I feel that Dorothy Round had the beating of Helen Wills Moody that day. Unfortunately the controversial line call at the end of the second set completely threw her off her game. In "100 Years of Wimbledon", Lance Tingay wrote the following piece on that 1933 ladies' single final:

“The strength of the British women’s game was displayed in 1933 when Dorothy Round, who had to learn to live with her popular description as ‘the Worcestershire Sunday School teacher’, reached the singles final. It was against Mrs Moody and the Californian had been less rigorously dominating than the year before, being almost hard pressed, by her standards, to win her semi-final against Fraulein Krahwinkel [6-4, 6-3]. Miss Round beat Miss Jacobs at the same stage to justify her status as the second seed. The final proved a patriotic occasion for although Miss Round did not win, she averted defeat in a manner which for long had seemed impossible against the all-conquering Mrs Moody.

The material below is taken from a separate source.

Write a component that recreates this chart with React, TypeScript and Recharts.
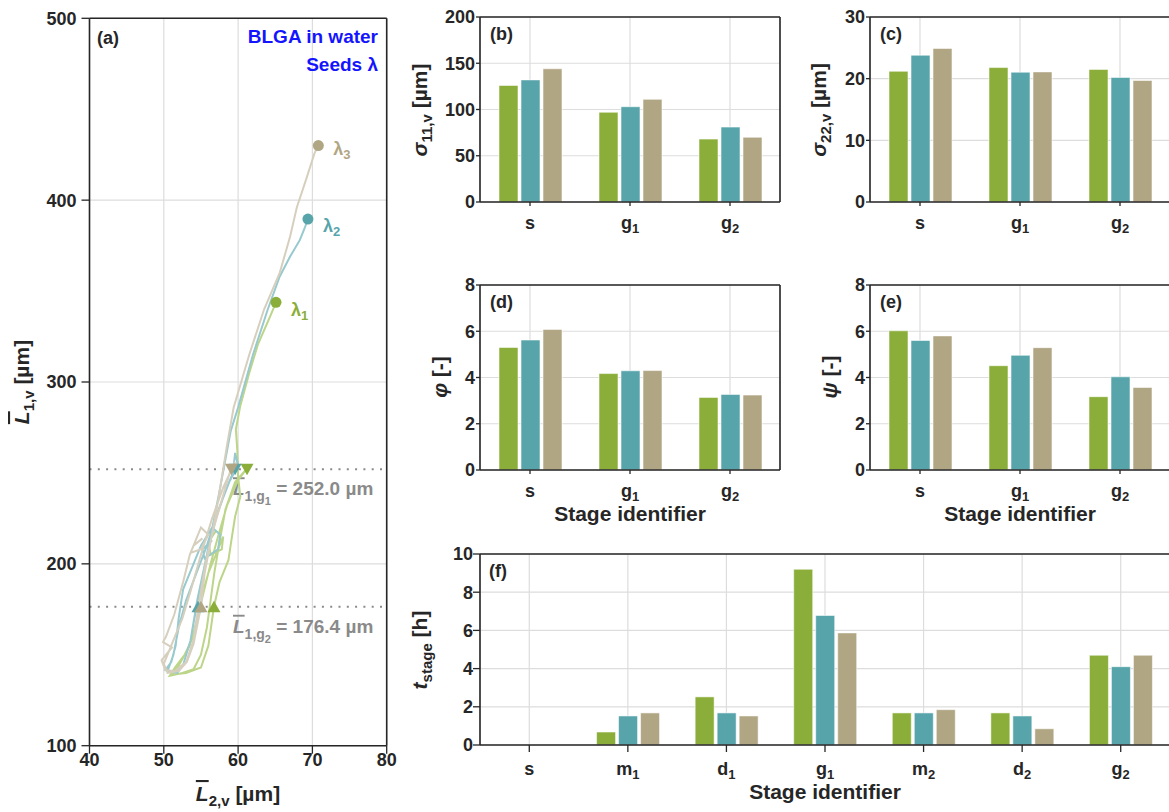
import React from 'react';
import {
  ComposedChart, BarChart, Bar, Line, Scatter, XAxis, YAxis, CartesianGrid, ReferenceLine,
} from 'recharts';

const FONT = '"Liberation Sans", Arial, Helvetica, sans-serif';

const C = {
  green: '#8aae39',
  teal: '#57a4aa',
  tan: '#b1a684',
  greenLine: '#bcd589',
  tealLine: '#97c9ce',
  tanLine: '#d6cfbe',
  axis: '#262626',
  grid: '#dddddd',
  ref: '#8a8a8a',
  blue: '#1414ff',
};

// ---- (a) mean length trajectories, points are [L2, L1] in µm
const PATH_L1: [number, number][] = [
  [57.0, 218], [56.0, 212], [56.3, 205], [57.8, 208], [58.0, 215], [57.0, 205], [56.0, 195],
  [55.3, 185], [54.6, 170], [54.0, 160], [52.8, 150], [51.5, 143], [50.8, 138.5], [52.5, 140],
  [54.0, 142], [55.0, 150], [55.8, 165], [56.3, 180], [56.8, 195], [57.5, 212], [58.3, 230],
  [59.6, 245], [61.2, 252.5], [60.0, 246], [58.5, 232], [57.3, 215], [56.3, 200], [55.4, 185],
  [54.5, 170], [53.5, 155], [52.0, 144], [51.0, 139], [53.0, 140], [55.0, 143], [56.0, 155],
  [56.75, 176.4], [57.5, 190], [58.7, 202], [59.1, 213], [59.6, 226], [60.3, 237], [60.0, 248],
  [59.9, 262], [59.7, 274], [60.3, 287], [61.5, 305], [62.7, 321], [64.3, 336], [65.1, 343.8],
];
const PATH_L2: [number, number][] = [
  [56.5, 213], [55.2, 208], [55.5, 203], [57.3, 208], [57.6, 216], [56.5, 220], [55.0, 210],
  [54.0, 200], [52.6, 186], [52.0, 170], [51.6, 155], [51.0, 146], [50.2, 141.6], [51.5, 140.5],
  [52.6, 144.4], [53.6, 158], [54.5, 180], [55.8, 205], [57.0, 225], [58.3, 240], [59.3, 250],
  [59.6, 261], [60.0, 254], [58.8, 245], [57.2, 228], [55.8, 210], [54.4, 195], [53.0, 180],
  [52.0, 165], [51.3, 150], [50.5, 141], [51.8, 140], [52.6, 144.4], [53.6, 158], [54.4, 176.4],
  [55.3, 195], [56.3, 215], [57.5, 240], [59.0, 273], [60.0, 286], [62.0, 315], [64.0, 340],
  [65.6, 358], [67.0, 369], [68.3, 378], [68.9, 384], [69.4, 389.6],
];
const PATH_L3: [number, number][] = [
  [55.2, 214], [54.0, 210], [53.6, 206], [55.0, 208], [56.0, 216], [55.0, 220], [53.5, 205],
  [52.6, 190], [51.4, 172], [50.3, 160], [49.9, 157], [51.1, 154], [49.7, 147], [50.2, 141.6],
  [51.5, 141], [53.0, 146], [54.0, 158], [54.6, 175], [55.6, 200], [56.6, 218], [57.8, 235],
  [59.0, 252], [59.6, 256], [58.0, 242], [56.5, 225], [55.0, 205], [53.6, 185], [52.5, 170],
  [51.0, 155], [50.0, 145], [50.5, 140], [52.0, 141], [53.1, 146], [54.0, 156], [55.0, 176.4],
  [55.5, 195], [56.2, 210], [57.2, 232], [58.5, 265], [59.4, 286], [61.5, 315], [63.5, 340],
  [65.6, 360], [67.0, 380], [67.9, 396], [69.2, 412], [70.3, 426], [70.8, 430],
];
const END_X = [65.1, 69.4, 70.8];
const END_Y = [343.8, 389.6, 430.0];
const L1_G1 = 252.0;
const L1_G2 = 176.4;
const G1_X = [61.2, 59.6, 59.1];
const G2_X = [56.75, 54.6, 55.0];
const A_XTICKS = [40, 50, 60, 70, 80];
const A_YTICKS = [100, 200, 300, 400, 500];

// ---- (b)-(e) stage statistics
const STAGES_S = ['s', 'g1', 'g2'];
const SIG11_L1 = [126, 97, 68];
const SIG11_L2 = [132, 103, 81];
const SIG11_L3 = [144, 111, 70];
const SIG22_L1 = [21.2, 21.8, 21.5];
const SIG22_L2 = [23.8, 21.05, 20.2];
const SIG22_L3 = [24.9, 21.1, 19.7];
const PHI_L1 = [5.3, 4.17, 3.14];
const PHI_L2 = [5.62, 4.29, 3.27];
const PHI_L3 = [6.08, 4.3, 3.24];
const PSI_L1 = [6.02, 4.51, 3.17];
const PSI_L2 = [5.6, 4.96, 4.03];
const PSI_L3 = [5.8, 5.29, 3.57];

// ---- (f) stage durations [h]
const STAGES_ALL = ['s', 'm1', 'd1', 'g1', 'm2', 'd2', 'g2'];
const T_L1 = [0, 0.68, 2.52, 9.2, 1.68, 1.68, 4.7];
const T_L2 = [0, 1.52, 1.68, 6.78, 1.68, 1.52, 4.1];
const T_L3 = [0, 1.68, 1.52, 5.87, 1.85, 0.85, 4.7];

const toXY = (p: [number, number][]) => p.map(([x, y]) => ({ x, y }));

const axisLine = { stroke: C.axis, strokeWidth: 1.6 };
const tickLine = { stroke: C.axis, strokeWidth: 1.3 };
const tickFont = { fill: C.axis, fontSize: 18, fontWeight: 700, fontFamily: FONT };

function StageTick({ x, y, payload, off = 20.5 }: any) {
  const s = String(payload.value);
  return (
    <text x={x} y={y + off} textAnchor="middle" fill={C.axis} fontFamily={FONT} fontWeight={700} fontSize={18}>
      {s[0]}
      {s.length > 1 && <tspan fontSize={13} dy={4}>{s.slice(1)}</tspan>}
    </text>
  );
}

const triUp = (color: string) => (p: any) => (
  <polygon points={`${p.cx},${p.cy - 6} ${p.cx - 6.5},${p.cy + 5.5} ${p.cx + 6.5},${p.cy + 5.5}`} fill={color} />
);
const triDown = (color: string) => (p: any) => (
  <polygon points={`${p.cx},${p.cy + 6} ${p.cx - 6.5},${p.cy - 5.5} ${p.cx + 6.5},${p.cy - 5.5}`} fill={color} />
);
const endDot = (color: string, sub: string, dy: number) => (p: any) => (
  <g>
    <circle cx={p.cx} cy={p.cy} r={5.5} fill={color} />
    <text x={p.cx + 15} y={p.cy + dy} fill={color} fontFamily={FONT} fontWeight={700} fontSize={18}>
      λ<tspan fontSize={13} dy={4}>{sub}</tspan>
    </text>
  </g>
);

const refLabel = (sub: string, value: string) => (props: any) => {
  const { x, y } = props.viewBox;
  return (
    <text x={x + 143.5} y={y + 26} fill={C.ref} fontFamily={FONT} fontWeight={700} fontSize={19}>
      <tspan fontStyle="italic" textDecoration="overline">L</tspan>
      <tspan fontSize={14} dy={6}>1,g</tspan>
      <tspan fontSize={11} dy={4}>{sub}</tspan>
      <tspan dy={-10}>{` = ${value} µm`}</tspan>
    </text>
  );
};

function PanelA() {
  const series = [
    { path: PATH_L1, line: C.greenLine, color: C.green, sub: '1', dy: 14 },
    { path: PATH_L2, line: C.tealLine, color: C.teal, sub: '2', dy: 13 },
    { path: PATH_L3, line: C.tanLine, color: C.tan, sub: '3', dy: 9 },
  ];
  return (
    <div style={{ position: 'absolute', left: 0, top: 0 }}>
      <ComposedChart width={400} height={812} margin={{ top: 17.3, right: 12.3, bottom: 0, left: 0 }}>
        <CartesianGrid stroke={C.grid} strokeWidth={1.2} />
        <XAxis type="number" dataKey="x" domain={[40, 80]} ticks={A_XTICKS} height={66.3}
          tickSize={8} tickMargin={0} axisLine={axisLine} tickLine={tickLine} tick={tickFont} allowDataOverflow />
        <XAxis xAxisId="top" orientation="top" type="number" domain={[40, 80]} ticks={A_XTICKS} height={1}
          tickSize={8} axisLine={axisLine} tickLine={tickLine} tick={false} />
        <YAxis type="number" domain={[100, 500]} ticks={A_YTICKS} width={89.5}
          tickSize={8} tickMargin={5} axisLine={axisLine} tickLine={tickLine} tick={tickFont} allowDataOverflow />
        <YAxis yAxisId="right" orientation="right" type="number" domain={[100, 500]} ticks={A_YTICKS} width={1}
          tickSize={8} axisLine={axisLine} tickLine={tickLine} tick={false} />
        <ReferenceLine y={L1_G1} stroke={C.ref} strokeWidth={2} strokeDasharray="2 6.3"
          label={{ content: refLabel('1', L1_G1.toFixed(1)) }} />
        <ReferenceLine y={L1_G2} stroke={C.ref} strokeWidth={2} strokeDasharray="2 6.3"
          label={{ content: refLabel('2', L1_G2.toFixed(1)) }} />
        {series.map((s) => (
          <Line key={s.sub} data={toXY(s.path)} dataKey="y" type="linear" stroke={s.line}
            strokeWidth={2} dot={false} activeDot={false} isAnimationActive={false} />
        ))}
        {series.map((s, i) => (
          <Scatter key={`g1-${s.sub}`} data={[{ x: G1_X[i], y: L1_G1 }]} dataKey="y"
            shape={triDown(s.color)} isAnimationActive={false} />
        ))}
        {series.map((s, i) => (
          <Scatter key={`g2-${s.sub}`} data={[{ x: G2_X[i], y: L1_G2 }]} dataKey="y"
            shape={triUp(s.color)} isAnimationActive={false} />
        ))}
        {series.map((s, i) => (
          <Scatter key={`end-${s.sub}`} data={[{ x: END_X[i], y: END_Y[i] }]} dataKey="y"
            shape={endDot(s.color, s.sub, s.dy)} isAnimationActive={false} />
        ))}
      </ComposedChart>
    </div>
  );
}

function BarPanel({
  x0, y0, pw, ph, cats, s1, s2, s3, domain, ticks, tick = 4, yMargin = 1,
}: {
  x0: number; y0: number; pw: number; ph: number; cats: string[];
  s1: number[]; s2: number[]; s3: number[]; domain: [number, number]; ticks: number[];
  tick?: number; yMargin?: number;
}) {
  const data = cats.map((c, i) => ({ cat: c, l1: s1[i], l2: s2[i], l3: s3[i] }));
  const padL = 60, padT = 20, padR = 20, padB = 60;
  const bars = [
    { key: 'l1', color: C.green },
    { key: 'l2', color: C.teal },
    { key: 'l3', color: C.tan },
  ];
  return (
    <div style={{ position: 'absolute', left: x0 - padL, top: y0 - padT }}>
      <BarChart width={pw + padL + padR} height={ph + padT + padB} data={data}
        margin={{ top: padT - 1, right: padR - 1, bottom: 0, left: 0 }} barSize={19} barGap={3}>
        <CartesianGrid stroke={C.grid} strokeWidth={1.2} />
        <XAxis dataKey="cat" height={padB} interval={0} tickSize={tick} axisLine={axisLine}
          tickLine={tickLine} tick={<StageTick />} />
        <XAxis xAxisId="top" orientation="top" dataKey="cat" height={1} interval={0} tickSize={tick}
          axisLine={axisLine} tickLine={tickLine} tick={false} />
        <YAxis type="number" domain={domain} ticks={ticks} width={padL} tickSize={tick} tickMargin={yMargin}
          axisLine={axisLine} tickLine={tickLine} tick={tickFont} allowDataOverflow />
        <YAxis yAxisId="right" orientation="right" type="number" domain={domain} ticks={ticks} width={1}
          tickSize={tick} axisLine={axisLine} tickLine={tickLine} tick={false} />
        {bars.map((b) => (
          <Bar key={b.key} dataKey={b.key} fill={b.color} stroke="#ffffff" strokeOpacity={0.55}
            strokeWidth={1} isAnimationActive={false} />
        ))}
      </BarChart>
    </div>
  );
}

const Lbar = () => <tspan fontStyle="italic" textDecoration="overline">L</tspan>;

function Labels() {
  return (
    <svg width={1169} height={812} style={{ position: 'absolute', left: 0, top: 0, pointerEvents: 'none' }}>
      <g fontFamily={FONT} fontWeight="bold" fill={C.axis}>
        <text x={97} y={44} fontSize={18}>(a)</text>
        <text x={490} y={40} fontSize={18}>(b)</text>
        <text x={880} y={40} fontSize={18}>(c)</text>
        <text x={490} y={308} fontSize={18}>(d)</text>
        <text x={880} y={308} fontSize={18}>(e)</text>
        <text x={489} y={577} fontSize={18}>(f)</text>

        <text x={378} y={43} fontSize={19} textAnchor="end" fill={C.blue}>BLGA in water</text>
        <text x={378} y={71} fontSize={19} textAnchor="end" fill={C.blue}>Seeds λ</text>

        <text transform="translate(29,382) rotate(-90)" textAnchor="middle" fontSize={21}>
          <Lbar /><tspan fontSize={15} dy={5}>1,v</tspan><tspan dy={-5}> [µm]</tspan>
        </text>
        <text x={238} y={801} textAnchor="middle" fontSize={21}>
          <Lbar /><tspan fontSize={15} dy={5}>2,v</tspan><tspan dy={-5}> [µm]</tspan>
        </text>

        <text transform="translate(427,110) rotate(-90)" textAnchor="middle" fontSize={21}>
          <tspan fontStyle="italic">σ</tspan><tspan fontSize={15} dy={5}>11,v</tspan><tspan dy={-5}> [µm]</tspan>
        </text>
        <text transform="translate(826,110) rotate(-90)" textAnchor="middle" fontSize={21}>
          <tspan fontStyle="italic">σ</tspan><tspan fontSize={15} dy={5}>22,v</tspan><tspan dy={-5}> [µm]</tspan>
        </text>
        <text transform="translate(447,377) rotate(-90)" textAnchor="middle" fontSize={21}>
          <tspan fontStyle="italic">φ</tspan> [-]
        </text>
        <text transform="translate(837,377) rotate(-90)" textAnchor="middle" fontSize={21}>
          <tspan fontStyle="italic">ψ</tspan> [-]
        </text>
        <text transform="translate(427,650) rotate(-90)" textAnchor="middle" fontSize={21}>
          <tspan fontStyle="italic">t</tspan><tspan fontSize={15} dy={5}>stage</tspan><tspan dy={-5}> [h]</tspan>
        </text>

        <text x={630} y={521} textAnchor="middle" fontSize={21}>Stage identifier</text>
        <text x={1020} y={521} textAnchor="middle" fontSize={21}>Stage identifier</text>
        <text x={825} y={799} textAnchor="middle" fontSize={21}>Stage identifier</text>
      </g>
    </svg>
  );
}

export default function App() {
  return (
    <div style={{
      position: 'absolute', left: 0, top: 0, width: 1169, height: 812,
      overflow: 'hidden', background: '#ffffff', fontFamily: FONT,
    }}>
      <PanelA />
      <BarPanel x0={480} y0={16.7} pw={300} ph={185} cats={STAGES_S}
        s1={SIG11_L1} s2={SIG11_L2} s3={SIG11_L3} domain={[0, 200]} ticks={[0, 50, 100, 150, 200]} />
      <BarPanel x0={870} y0={16.7} pw={300} ph={185} cats={STAGES_S}
        s1={SIG22_L1} s2={SIG22_L2} s3={SIG22_L3} domain={[0, 30]} ticks={[0, 10, 20, 30]} />
      <BarPanel x0={480} y0={285} pw={300} ph={185} cats={STAGES_S}
        s1={PHI_L1} s2={PHI_L2} s3={PHI_L3} domain={[0, 8]} ticks={[0, 2, 4, 6, 8]} />
      <BarPanel x0={870} y0={285} pw={300} ph={185} cats={STAGES_S}
        s1={PSI_L1} s2={PSI_L2} s3={PSI_L3} domain={[0, 8]} ticks={[0, 2, 4, 6, 8]} />
      <BarPanel x0={480} y0={554} pw={690} ph={191} cats={STAGES_ALL}
        s1={T_L1} s2={T_L2} s3={T_L3} domain={[0, 10]} ticks={[0, 2, 4, 6, 8, 10]} tick={7} yMargin={0} />
      <Labels />
    </div>
  );
}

“The American victory was measured 6-4, 6-8, 6-3. It was the first set lost by the Californian for six years and that was enough to make it a memorable occasion. It was not, though, an unalloyed British triumph for if Miss Round merited her success by the stalwart nature of her resistance, the actual manner of it owed something to luck. Even so it was an exacting fight, the like of which Mrs Moody had not endured for years. The sentiments of the crowd were inflamed when Miss Round had a 40-15 chance to lead 5-4 in the first set. In the second her mixture of short and long drives continued to harass the champion and the British girl got in front 7-6. In the next game, Miss Round, serving, was 30-40, having been 15-40. On the next rally she overdrove the baseline. Or, at least, so she thought, together with Mrs Moody and the umpire, who called the score seven games all. The linesman, though, stuck to his decision of a line ball which everyone though to be an error. The umpire acquiesced, as strictly he had to do, but the incident, coming at so vital a point, proved a terrible distraction. Miss Round got the next two points to win the set. The crowd applauded practically every shot she played in the last set but by then her concentration had been marred."